The goal is not to memorize the answers to Practice Test 1. The goal is to understand the question patterns so well that you can answer similar questions correctly on test day.
Frequently Asked Questions About SAT Practice Test 1
Where can I find SAT Practice Test 1 as a PDF?
College Board provides official SAT practice tests through Bluebook, their digital testing platform. While PDF versions circulate online, the official digital format is more accurate for practice because it replicates the adaptive module system used on the real test.
How many practice tests does College Board offer?
College Board currently offers 6 full-length digital SAT practice tests through Bluebook, plus 4 more in the Official Digital SAT Prep Guide book. That gives you up to 10 authentic practice tests to work with.
Should I take practice tests on paper or on a computer?
On a computer, ideally through Bluebook. The real SAT is a computer-based test with an adaptive format. Practicing on paper misses the adaptive experience and the built-in Desmos calculator. Paper practice is better than no practice, but digital practice is more realistic.

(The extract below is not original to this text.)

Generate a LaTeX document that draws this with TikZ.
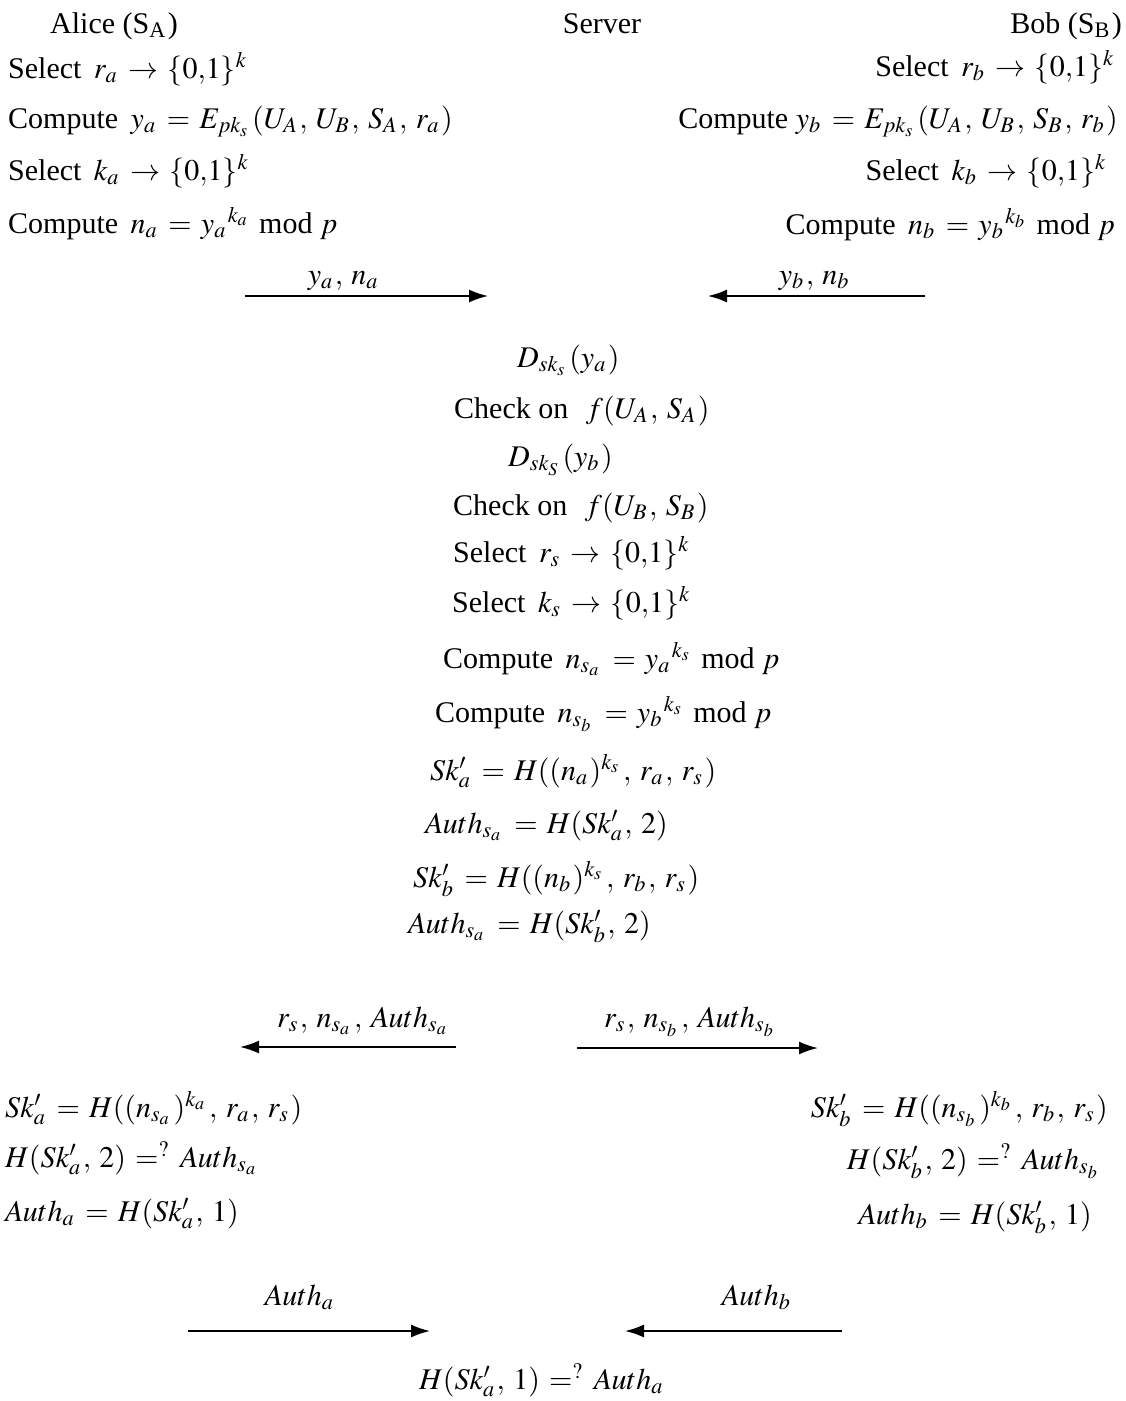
\documentclass[tikz,border=0pt]{standalone}
\usepackage{mathptmx}
\usepackage{fontspec}
\setmainfont{Liberation Serif}
\usetikzlibrary{arrows.meta}
\newcommand{\wsp}{~\,}
\newcommand{\bits}{\{0{,}1\}}
\begin{document}
\thinmuskip=5mu
\medmuskip=5mu plus 2mu
\thickmuskip=5.5mu plus 2mu
\scriptspace=2.5pt
\begin{tikzpicture}[x=1pt,y=-1pt,
  t/.style={inner sep=0pt, font=\fontsize{30}{35}\selectfont},
  lw/.style={t, anchor=base west},
  le/.style={t, anchor=base east},
  lc/.style={t, anchor=base},
  msg/.style={line width=1.8pt, -{Latex[length=19pt,width=13pt]}}]
\useasboundingbox[fill=white] (0,0) rectangle (1126,1401);
% headers
\node[lw] (alice) at (50,33) {Alice (S\textsubscript{A})};
\node[lc] (server) at (602,33) {Server};
\node[le] (bob) at (1122,33) {Bob (S\textsubscript{B})};
% Alice initial
\node[lw] (a1) at (8,78) {Select\wsp$r_a \rightarrow \bits^k$};
\node[lw] (a2) at (8,128) {Compute\wsp$y_a = E_{pk_s}(U_A,U_B,S_A,r_a)$};
\node[lw] (a3) at (8,180) {Select\wsp$k_a \rightarrow \bits^k$};
\node[lw] (a4) at (8,233) {Compute\wsp$n_a = {y_a}^{k_a}$ mod $p$};
% Bob initial
\node[le] (b1) at (1116,76) {Select\wsp$r_b \rightarrow \bits^k$};
\node[le] (b2) at (1118,128) {Compute $y_b = E_{pk_s}(U_A,U_B,S_B,r_b)$};
\node[le] (b3) at (1108,180) {Select\wsp$k_b \rightarrow \bits^k$};
\node[le] (b4) at (1115,234) {Compute\wsp$n_b = {y_b}^{k_b}$ mod $p$};
% first messages
\node[lc] (m1) at (344,284) {$y_a, n_a$};
\coordinate (m1s) at (245,296); \coordinate (m1e) at (488,296);
\draw[msg] (m1s) -- (m1e);
\node[lc] (m2) at (815,284) {$y_b, n_b$};
\coordinate (m2s) at (925,296); \coordinate (m2e) at (708,296);
\draw[msg] (m2s) -- (m2e);
% server
\node[lw] (s1) at (517,367) {$D_{sk_s}(y_a)$};
\node[lw] (s2) at (454,418) {Check on\wsp\,$f(U_A,S_A)$};
\node[lw] (s3) at (508,466) {$D_{sk_S}(y_b)$};
\node[lw] (s4) at (453,515) {Check on\wsp\,$f(U_B,S_B)$};
\node[lw] (s5) at (453,562) {Select\wsp$r_s \rightarrow \bits^k$};
\node[lw] (s6) at (452,612) {Select\wsp$k_s \rightarrow \bits^k$};
\node[lw] (s7) at (443,668) {Compute\wsp$n_{s_a} = {y_a}^{k_s}$ mod $p$};
\node[lw] (s8) at (435,722) {Compute\wsp$n_{s_b} = {y_b}^{k_s}$ mod $p$};
\node[lw] (s9) at (430,780) {$Sk'_a = H((n_a)^{k_s}, r_a, r_s)$};
\node[lw] (s10) at (425,833) {$Auth_{s_a} = H(Sk'_a, 2)$};
\node[lw] (s11) at (413,887) {$Sk'_b = H((n_b)^{k_s}, r_b, r_s)$};
\node[lw] (s12) at (408,933) {$Auth_{s_a} = H(Sk'_b, 2)$};
% second messages
\node[lc] (m3) at (364,1027) {$r_s, n_{s_a}, Auth_{s_a}$};
\coordinate (m3s) at (456,1047); \coordinate (m3e) at (240,1047);
\draw[msg] (m3s) -- (m3e);
\node[lc] (m4) at (691,1027) {$r_s, n_{s_b}, Auth_{s_b}$};
\coordinate (m4s) at (577,1048); \coordinate (m4e) at (818,1048);
\draw[msg] (m4s) -- (m4e);
% Alice final
\node[lw] (a5) at (5,1117) {$Sk'_a = H((n_{s_a})^{k_a}, r_a, r_s)$};
\node[lw] (a6) at (5,1167) {$H(Sk'_a,2) =^{?} Auth_{s_a}$};
\node[lw] (a7) at (5,1221) {$Auth_a = H(Sk'_a,1)$};
% Bob final
\node[le] (b5) at (1108,1117) {$Sk'_b = H((n_{s_b})^{k_b}, r_b, r_s)$};
\node[le] (b6) at (1102,1169) {$H(Sk'_b,2) =^{?} Auth_{s_b}$};
\node[le] (b7) at (1092,1224) {$Auth_b = H(Sk'_b,1)$};
% third messages
\node[lc] (m5) at (300,1305) {$Auth_a$};
\coordinate (m5s) at (188,1331); \coordinate (m5e) at (430,1331);
\draw[msg] (m5s) -- (m5e);
\node[lc] (m6) at (757,1305) {$Auth_b$};
\coordinate (m6s) at (842,1331); \coordinate (m6e) at (625,1331);
\draw[msg] (m6s) -- (m6e);
% final check
\node[lc] (fin) at (542,1389) {$H(Sk'_a,1) =^{?} Auth_a$};
\end{tikzpicture}
\end{document}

How long should I wait between practice tests?
Take a full practice test every 2 to 3 weeks. Between tests, focus on targeted study based on your error analysis. Taking tests too frequently does not give you enough time to improve on your weak areas, so you end up measuring the same gaps repeatedly.
Is Practice Test 1 easier or harder than the real SAT?
Official practice tests are designed to match the real SAT in difficulty and style. Practice Test 1 is considered an accurate representation of what you will see on test day. Your practice test score should be within 30 to 50 points of your actual SAT score if you take the test under realistic conditions.
What score do I need on the SAT?
It depends on your target schools. Competitive universities typically look for scores above 1400, while many state universities accept scores in the 1100 to 1300 range. Check the middle 50% score range for your target schools to set a realistic goal, then build your study plan around that target.